News Corp splits in two, and Rupert pours champagne
News Corp. announced details of its split in two on Monday. Here’s the Wall Street Journal’s take on its own fate:
News Corp on Monday fleshed out management details for when the media conglomerate splits in two, and disclosed that the News Corp. name will stay with the publishing assets.
After the split, the entertainment assets will take the name Fox Group.
Also on Monday, the media company disclosed that it will cease publication of the Daily, its iPad-only publication, in mid-December, ending a money-losing experiment in digital publishing.
Heading the publishing company post-spinoff will be Robert Thomson, 51 years old, who is currently Wall Street Journal managing editor and editor in chief of Dow Jones. News Corp. said he will assume the new role on Jan. 1, though the split isn’t expected to be completed until midyear.
Gerard Baker, 50, currently Mr. Thomson’s deputy at the Journal, will succeed him, the company confirmed. In the Journal’s newsroom on Monday afternoon, with the staff gathered, News Corp. Chairman and CEO Rupert Murdoch jokingly poured Champagne on Mr. Baker’s head after a round of speeches.
Here’s the New York Times take on it:
A phone hacking scandal and restless shareholders may have forced Rupert Murdoch to split News Corporation into two companies, but on Monday he celebrated the decision by pouring Veuve Clicquot Champagne over the head of his newest editor.
Standing in The Wall Street Journal’s newsroom on the sixth floor of News Corporation’s New York headquarters, Mr. Murdoch, chairman and chief executive, toasted Gerard Baker. Mr. Baker will take over as managing editor of The Wall Street Journal and editor in chief of Dow Jones & Company, positions held by Robert Thomson, who was named chief executive of the separate publishing company.
The publishing company will retain the name News Corporation and will consist of newspapers, including The Journal and The New York Post, and HarperCollins. Mr. Murdoch will serve as chairman.
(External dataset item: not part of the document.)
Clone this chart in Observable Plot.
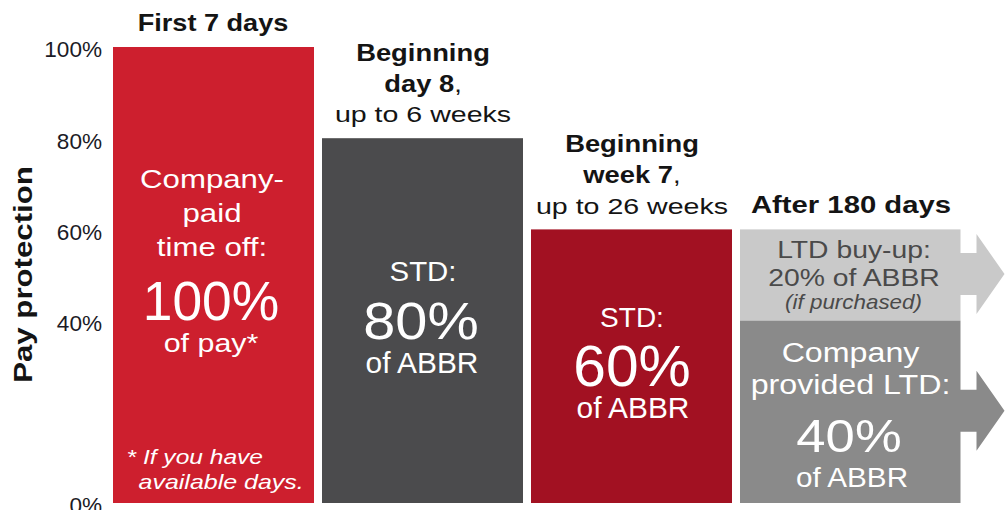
<!DOCTYPE html>
<html><head><meta charset="utf-8">
<script src="https://cdn.jsdelivr.net/npm/d3@7"></script>
<script src="https://cdn.jsdelivr.net/npm/@observablehq/plot@0.6"></script>
<style>html,body{margin:0;padding:0;background:#fff;overflow:hidden}</style>
</head><body><div id="chart"></div>
<script>
// ---------- data ----------
const columns = ["First 7 days", "Beginning day 8", "Beginning week 7", "After 180 days"];
const segColumn = ["First 7 days", "Beginning day 8", "Beginning week 7", "After 180 days", "After 180 days"];
const segLow = [0, 0, 0, 40, 0];
const segHigh = [100, 80, 60, 60, 40];
const yTicks = [0, 40, 60, 80, 100];
const yTitle = "Pay protection";
const headerBold = ["First 7 days", "Beginning\nday 8,", "Beginning\nweek 7,", "After 180 days"];
const headerSub = ["", "up to 6 weeks", "up to 26 weeks", ""];
const segTitle = ["Company-\npaid\ntime off:", "STD:", "STD:", "LTD buy-up:\n20% of ABBR", "Company\nprovided LTD:"];
const segValue = ["100%", "80%", "60%", "", "40%"];
const segUnit = ["of pay*", "of ABBR", "of ABBR", "(if purchased)", "of ABBR"];
const footnote = ["* If you have", "available days."];

// ---------- styles ----------
const FILL = ["#cd1f2e", "#4b4b4d", "#a21122", "#c9c9c9", "#8a8a8a"];
const INK = "#141414";
const segs = segColumn.map((c, i) => ({i, column: c, low: segLow[i], high: segHigh[i]}));

// label specs: seg index, anchor, text, styling/offsets
const specs = [
  {seg: 0, text: headerBold[0], size: 24, bold: true, fill: INK, dy: -16.5, dx: -1, sx: 1.13},
  {seg: 1, text: headerBold[1], size: 24, bold: true, fill: INK, dy: -46.5, lh: 1.28, sx: 1.14},
  {seg: 1, text: headerSub[1], size: 22.5, fill: INK, dy: -16.3, sx: 1.27},
  {seg: 2, text: headerBold[2], size: 24, bold: true, fill: INK, dy: -46.5, lh: 1.3, sx: 1.14},
  {seg: 2, text: headerSub[2], size: 22.5, fill: INK, dy: -16.3, sx: 1.27},
  {seg: 3, text: headerBold[3], size: 24, bold: true, fill: INK, dy: -16.5, dx: 10, sx: 1.22},

  {seg: 0, text: segTitle[0], size: 26, lh: 1.29, dy: 208, dx: -2, sx: 1.2},
  {seg: 0, text: segValue[0], size: 55, dy: 272, dx: -3, sx: 0.97},
  {seg: 0, text: segUnit[0], size: 26, dy: 304, dx: -3, sx: 1.17},
  {seg: 0, anchor: "bottom", text: footnote[0], size: 21, italic: true, start: true, dy: -40, dx: -87.5, sx: 1.17},
  {seg: 0, anchor: "bottom", text: footnote[1], size: 21, italic: true, start: true, dy: -15, dx: -75.5, sx: 1.19},

  {seg: 1, text: segTitle[1], size: 28, dy: 142.7, sx: 1.05},
  {seg: 1, text: segValue[1], size: 52, dy: 200.7, dx: -2, sx: 1.11},
  {seg: 1, text: segUnit[1], size: 29, dy: 234.3, dx: -1, sx: 1.03},

  {seg: 2, text: segTitle[2], size: 28, dy: 97, sx: 1.0},
  {seg: 2, text: segValue[2], size: 57, dy: 156, sx: 1.03},
  {seg: 2, text: segUnit[2], size: 29, dy: 188, dx: 1, sx: 1.03},

  {seg: 3, text: segTitle[3], size: 24, lh: 1.18, fill: "#4a4a4a", dy: 56, dx: 13, sx: 1.18},
  {seg: 3, text: segUnit[3], size: 20, italic: true, fill: "#4a4a4a", dy: 79, dx: 12.5, sx: 1.12},

  {seg: 4, text: segTitle[4], size: 28, lh: 1.13, dy: 73, dx: 9.5, sx: 1.15},
  {seg: 4, text: segValue[4], size: 47, dy: 131, dx: 8, sx: 1.12},
  {seg: 4, text: segUnit[4], size: 28, dy: 165.5, dx: 11, sx: 1.06}
];

function labelMark(s) {
  return Plot.text([s.seg], {
    x: (j) => segColumn[j],
    y: (j) => (s.anchor === "bottom" ? segLow[j] : segHigh[j]),
    text: () => s.text,
    textAnchor: s.start ? "start" : "middle",
    lineAnchor: "bottom",
    lineHeight: s.lh ?? 1.2,
    fill: s.fill ?? "white",
    fontSize: s.size,
    fontWeight: s.bold ? "bold" : "normal",
    fontStyle: s.italic ? "italic" : "normal",
    dx: s.dx ?? 0,
    dy: s.dy,
    ariaDescription: `sx${s.sx}`
  });
}

const last = columns[3];
const chart = Plot.plot({
  width: 1005,
  height: 510,
  marginTop: 47,
  marginBottom: 7,
  marginLeft: 112,
  marginRight: 63.5,
  style: {fontFamily: "'Liberation Sans', Arial, sans-serif", background: "white", color: "#1b1b26"},
  x: {type: "band", domain: columns, paddingInner: 0.04, paddingOuter: 0, axis: null},
  y: {domain: [0, 100]},
  color: {type: "identity"},
  marks: [
    Plot.barY(segs.filter((d) => d.column !== last), {x: "column", y1: "low", y2: "high", fill: (d) => FILL[d.i]}),
    Plot.barY(segs.filter((d) => d.column === last), {x: "column", y1: "low", y2: "high", fill: (d) => FILL[d.i], insetRight: -19.5, ariaDescription: "ltd-bars"}),
    Plot.axisY(yTicks, {tickSize: 0, tickPadding: 10.5, tickFormat: (d) => d + "%", fontSize: 21.5, dy: 3, label: null, ariaDescription: "sx1.05"}),
    Plot.text([yTitle], {frameAnchor: "left", textAnchor: "middle", text: (d) => d, rotate: -90, fontSize: 26, fontWeight: "bold", fill: INK, dx: -88.6, dy: -1, ariaDescription: "sx1.2"}),
    ...specs.map(labelMark)
  ]
});
document.getElementById("chart").appendChild(chart);

const NS = "http://www.w3.org/2000/svg";
// regular-weight trailing commas in bold headers
chart.querySelectorAll("text, tspan").forEach((el) => {
  if (el.childNodes.length === 1 && el.firstChild.nodeType === 3 && el.textContent.endsWith(",") && el.closest("g").getAttribute("font-weight") === "bold") {
    el.firstChild.nodeValue = el.textContent.slice(0, -1);
    const c = document.createElementNS(NS, "tspan");
    c.setAttribute("font-weight", "normal");
    c.textContent = ",";
    el.appendChild(c);
  }
});
// horizontal text scaling to match the reference's wide type
chart.querySelectorAll("g[aria-description*='sx']").forEach((g) => {
  const s = +g.getAttribute("aria-description").match(/sx([\d.]+)/)[1];
  g.querySelectorAll("text").forEach((t) => {
    t.setAttribute("transform", (t.getAttribute("transform") || "") + ` scale(${s},1)`);
  });
});
// arrows extending the long-term disability segments
chart.querySelectorAll("g[aria-description='ltd-bars'] rect").forEach((r) => {
  const x2 = +r.getAttribute("x") + +r.getAttribute("width");
  const y0 = +r.getAttribute("y"), h = +r.getAttribute("height");
  const yc = y0 + h / 2 - 1;
  const shaft = 21, head = 40, sl = 16, hl = 28;
  const pts = [[x2 - 1, yc - shaft], [x2 + sl, yc - shaft], [x2 + sl, yc - head], [x2 + sl + hl, yc],
               [x2 + sl, yc + head], [x2 + sl, yc + shaft], [x2 - 1, yc + shaft]];
  const p = document.createElementNS(NS, "polygon");
  p.setAttribute("points", pts.map((q) => q.join(",")).join(" "));
  p.setAttribute("fill", r.getAttribute("fill") || r.parentNode.getAttribute("fill"));
  r.parentNode.appendChild(p);
});
</script>
</body></html>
The bigger company will be called Fox Group and will include Fox Broadcasting, 20th Century Fox and cable channels like Fox News and FX. Chase Carey, News Corporation’s president and chief operating officer, will maintain that title at Fox Group. Mr. Murdoch will serve as chief executive and chairman and his youngest son, James R. Murdoch, who left his post in Britain in the midst of the phone hacking scandal, will serve as Fox Group’s deputy chief operating officer.
But Reuters makes an interesting point about the moves:
News Corp did not disclose any financial details related to the spin off, such as how much cash and debt will be ascribed to the new publishing company, or appoint a board of directors.
Also absent from Monday’s announcement was any mention of Lachlan Murdoch, Rupert’s eldest son, who News Corp watchers and industry experts thought might be recruited back into the family business, given his previous success as publisher of the New York Post.
His ascension comes at a difficult time for print media. Newspapers face tough challenges as advertisers look elsewhere and people increasingly prefer smartphones and tablets to ink and paper.
While Thomson, a native Australian, is a long time newspaper executive, including U.S. editor of the Financial Times and editor of the Times of London, his experience has been mostly in the newsroom.
Now, however, he will have to decide what to do with the financially struggling New York Post, whether to seek a merger partner for Harper Collins and if the new company will acquire U.S. newspapers that could come onto the market, such as the Los Angeles Times and the Chicago Tribune.
This last paragraph of decisions is a lot to navigate. The media industry is still struggling to find a financial model that works and history has shown that getting bigger isn’t necessarily the way to make it work.
But analysts are looking to see what the company will do next, whether it’s paying a dividend, shedding assets, or acquiring another property. Either way, my bet is that Rupert Murdoch will emerge the winner — with or without the champagne to pour around the newsroom.